* _Data section_:
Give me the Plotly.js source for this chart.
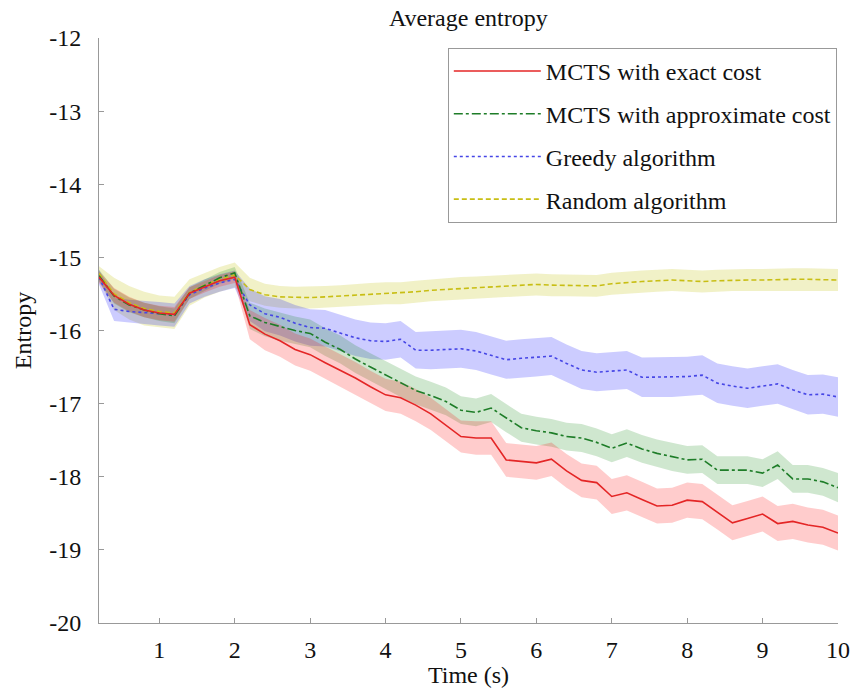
<!DOCTYPE html>
<html>
<head>
<meta charset="utf-8">
<script src="https://cdn.plot.ly/plotly-3.0.1.min.js"></script>
</head>
<body style="margin:0">
<div id="chart"></div>
<script>
// Time (s)
var time = [0.2,0.4,0.6,0.8,1.0,1.2,1.4,1.6,1.8,2.0,
            2.2,2.4,2.6,2.8,3.0,3.2,3.4,3.6,3.8,4.0,
            4.2,4.4,4.6,4.8,5.0,5.2,5.4,5.6,5.8,6.0,
            6.2,6.4,6.6,6.8,7.0,7.2,7.4,7.6,7.8,8.0,
            8.2,8.4,8.6,8.8,9.0,9.2,9.4,9.6,9.8,10.0];

var seriesNames = ['MCTS with exact cost','MCTS with approximate cost','Greedy algorithm','Random algorithm'];

var mctsExact = [-15.27,-15.52,-15.64,-15.72,-15.76,-15.78,-15.49,-15.40,-15.32,-15.27,
                 -15.92,-16.05,-16.14,-16.26,-16.33,-16.44,-16.54,-16.65,-16.77,-16.88,
                 -16.92,-17.02,-17.14,-17.30,-17.45,-17.47,-17.47,-17.77,-17.79,-17.81,
                 -17.76,-17.92,-18.05,-18.08,-18.27,-18.22,-18.31,-18.40,-18.39,-18.32,
                 -18.34,-18.48,-18.63,-18.57,-18.51,-18.64,-18.61,-18.66,-18.69,-18.77];
var mctsExactStd = [0.08,0.10,0.10,0.10,0.10,0.10,0.08,0.08,0.08,0.08,
                    0.20,0.22,0.22,0.22,0.22,0.22,0.22,0.22,0.22,0.22,
                    0.22,0.22,0.22,0.22,0.22,0.23,0.23,0.23,0.23,0.23,
                    0.23,0.23,0.23,0.23,0.24,0.24,0.24,0.24,0.24,0.24,
                    0.24,0.24,0.24,0.24,0.24,0.24,0.24,0.24,0.24,0.24];

var mctsApprox = [-15.25,-15.53,-15.65,-15.72,-15.77,-15.80,-15.49,-15.38,-15.28,-15.21,
                  -15.80,-15.89,-15.95,-16.00,-16.04,-16.16,-16.26,-16.39,-16.50,-16.61,
                  -16.72,-16.82,-16.89,-16.97,-17.09,-17.12,-17.06,-17.20,-17.33,-17.37,
                  -17.40,-17.45,-17.47,-17.53,-17.61,-17.54,-17.62,-17.68,-17.73,-17.77,
                  -17.76,-17.91,-17.91,-17.91,-17.95,-17.84,-18.03,-18.03,-18.07,-18.15];
var mctsApproxStd = [0.08,0.10,0.10,0.10,0.10,0.10,0.08,0.08,0.08,0.08,
                     0.18,0.19,0.19,0.19,0.19,0.19,0.19,0.19,0.19,0.19,
                     0.19,0.19,0.19,0.19,0.19,0.19,0.19,0.19,0.19,0.19,
                     0.19,0.19,0.19,0.19,0.19,0.19,0.19,0.19,0.19,0.19,
                     0.19,0.19,0.19,0.19,0.19,0.19,0.19,0.19,0.19,0.20];

var greedy = [-15.27,-15.71,-15.74,-15.75,-15.77,-15.79,-15.51,-15.42,-15.35,-15.30,
              -15.65,-15.77,-15.82,-15.90,-15.96,-15.97,-16.04,-16.10,-16.14,-16.15,
              -16.12,-16.27,-16.27,-16.26,-16.25,-16.28,-16.34,-16.40,-16.38,-16.37,
              -16.35,-16.45,-16.54,-16.57,-16.56,-16.54,-16.64,-16.64,-16.64,-16.63,
              -16.61,-16.72,-16.76,-16.79,-16.76,-16.73,-16.81,-16.88,-16.87,-16.91];
var greedyStd = [0.10,0.16,0.16,0.16,0.16,0.16,0.12,0.12,0.12,0.12,
                 0.22,0.24,0.25,0.25,0.25,0.25,0.25,0.25,0.25,0.25,
                 0.25,0.25,0.26,0.26,0.26,0.26,0.26,0.26,0.26,0.26,
                 0.26,0.26,0.26,0.26,0.26,0.26,0.27,0.27,0.27,0.27,
                 0.27,0.27,0.27,0.27,0.27,0.27,0.27,0.27,0.27,0.27];

var randomAlg = [-15.22,-15.50,-15.62,-15.70,-15.74,-15.76,-15.48,-15.38,-15.30,-15.24,
                 -15.44,-15.51,-15.54,-15.55,-15.55,-15.54,-15.53,-15.51,-15.50,-15.49,
                 -15.49,-15.47,-15.45,-15.44,-15.42,-15.41,-15.40,-15.39,-15.38,-15.37,
                 -15.38,-15.38,-15.38,-15.39,-15.36,-15.34,-15.33,-15.32,-15.31,-15.32,
                 -15.33,-15.32,-15.31,-15.31,-15.31,-15.30,-15.30,-15.30,-15.31,-15.31];
var randomStd = [0.10,0.22,0.23,0.23,0.22,0.22,0.18,0.17,0.17,0.17,
                 0.16,0.15,0.15,0.15,0.15,0.15,0.15,0.15,0.15,0.15,
                 0.15,0.15,0.15,0.15,0.15,0.15,0.15,0.15,0.15,0.15,
                 0.15,0.15,0.15,0.15,0.15,0.15,0.15,0.15,0.15,0.15,
                 0.15,0.15,0.15,0.15,0.15,0.15,0.15,0.15,0.15,0.15];

var yTickVals = [-20,-19,-18,-17,-16,-15,-14,-13,-12];
var yTickText = ['-20','-19','-18','-17','-16','-15','-14','-13','-12'];
var xTickVals = [1,2,3,4,5,6,7,8,9,10];

var means = [mctsExact, mctsApprox, greedy, randomAlg];
var stds = [mctsExactStd, mctsApproxStd, greedyStd, randomStd];
var lineColors = ['rgb(228,38,38)','rgb(30,125,40)','rgb(70,70,230)','rgb(200,190,20)'];
var fillColors = ['rgba(255,0,0,0.2)','rgba(0,128,0,0.19)','rgba(0,0,255,0.2)','rgba(190,190,0,0.22)'];
var dashes = ['solid','dashdot','dot','5px,3px'];

var FONT = 'Liberation Serif';
var FS = 24;
function f(){ return {family: FONT, size: FS, color: '#111'}; }
var traces = [];
// bands
[3,2,1,0].forEach(function(i){
  var m = means[i], s = stds[i];
  var upper = m.map(function(v,k){return v + s[k];});
  var lower = m.map(function(v,k){return v - s[k];});
  traces.push({
    x: time.concat(time.slice().reverse()),
    y: upper.concat(lower.slice().reverse()),
    type: 'scatter', mode: 'lines', fill: 'toself',
    fillcolor: fillColors[i], line: {width: 0, color: 'rgba(0,0,0,0)'},
    hoverinfo: 'skip', showlegend: false
  });
});
// lines (random drawn first so it sits under the others early on)
[3,2,1,0].forEach(function(i){
  traces.push({
    x: time, y: means[i], type: 'scatter', mode: 'lines',
    name: seriesNames[i], legendgroup: 'g' + i, legendrank: i + 1,
    line: {color: lineColors[i], width: 1.6, dash: dashes[i]}
  });
});

var layout = {
  width: 853, height: 688,
  margin: {l: 99, r: 15, t: 38, b: 65},
  paper_bgcolor: '#fff', plot_bgcolor: '#fff',
  title: {text: 'Average entropy', font: f(),
          x: 0.549, xanchor: 'center', y: 0.974, yanchor: 'middle'},
  xaxis: {
    range: [0.2, 10], tickvals: xTickVals, ticks: 'inside', ticklen: 5,
    tickcolor: '#999', showline: true, linecolor: '#999', linewidth: 1,
    showgrid: false, zeroline: false, mirror: false,
    tickfont: f(),
    ticklabelstandoff: 5,
    title: {text: 'Time (s)', font: f(), standoff: 0}
  },
  yaxis: {
    range: [-20, -12], tickvals: yTickVals, ticktext: yTickText, ticks: 'inside', ticklen: 5,
    tickcolor: '#999', showline: true, linecolor: '#999', linewidth: 1,
    showgrid: false, zeroline: false, mirror: false,
    tickfont: f(),
    ticklabelstandoff: 12,
    title: {text: 'Entropy', font: f(), standoff: 10}
  },
  legend: {
    x: 0.472, y: 0.983, xanchor: 'left', yanchor: 'top',
    bordercolor: '#999', borderwidth: 1, bgcolor: '#fff',
    font: f(),
    tracegroupgap: 8.5, itemwidth: 87, traceorder: 'grouped'
  },
  showlegend: true
};

Plotly.newPlot('chart', traces, layout, {displayModeBar: false});
</script>
</body>
</html>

* _What is expected_: Write out each line of the listing above, exactly, from its first line to the line holding "0.24,0.24,0.24,0.24,0.24,0.24,0.24,0.24,0.24,0.24];", inclusive. Skip the pictures.

* _Solved exercise_:
Give me the Plotly.js source for this chart.
<!DOCTYPE html>
<html>
<head>
<meta charset="utf-8">
<script src="https://cdn.plot.ly/plotly-3.0.1.min.js"></script>
</head>
<body style="margin:0">
<div id="chart"></div>
<script>
// Time (s)
var time = [0.2,0.4,0.6,0.8,1.0,1.2,1.4,1.6,1.8,2.0,
            2.2,2.4,2.6,2.8,3.0,3.2,3.4,3.6,3.8,4.0,
            4.2,4.4,4.6,4.8,5.0,5.2,5.4,5.6,5.8,6.0,
            6.2,6.4,6.6,6.8,7.0,7.2,7.4,7.6,7.8,8.0,
            8.2,8.4,8.6,8.8,9.0,9.2,9.4,9.6,9.8,10.0];

var seriesNames = ['MCTS with exact cost','MCTS with approximate cost','Greedy algorithm','Random algorithm'];

var mctsExact = [-15.27,-15.52,-15.64,-15.72,-15.76,-15.78,-15.49,-15.40,-15.32,-15.27,
                 -15.92,-16.05,-16.14,-16.26,-16.33,-16.44,-16.54,-16.65,-16.77,-16.88,
                 -16.92,-17.02,-17.14,-17.30,-17.45,-17.47,-17.47,-17.77,-17.79,-17.81,
                 -17.76,-17.92,-18.05,-18.08,-18.27,-18.22,-18.31,-18.40,-18.39,-18.32,
                 -18.34,-18.48,-18.63,-18.57,-18.51,-18.64,-18.61,-18.66,-18.69,-18.77];
var mctsExactStd = [0.08,0.10,0.10,0.10,0.10,0.10,0.08,0.08,0.08,0.08,
                    0.20,0.22,0.22,0.22,0.22,0.22,0.22,0.22,0.22,0.22,
                    0.22,0.22,0.22,0.22,0.22,0.23,0.23,0.23,0.23,0.23,
                    0.23,0.23,0.23,0.23,0.24,0.24,0.24,0.24,0.24,0.24,
                    0.24,0.24,0.24,0.24,0.24,0.24,0.24,0.24,0.24,0.24];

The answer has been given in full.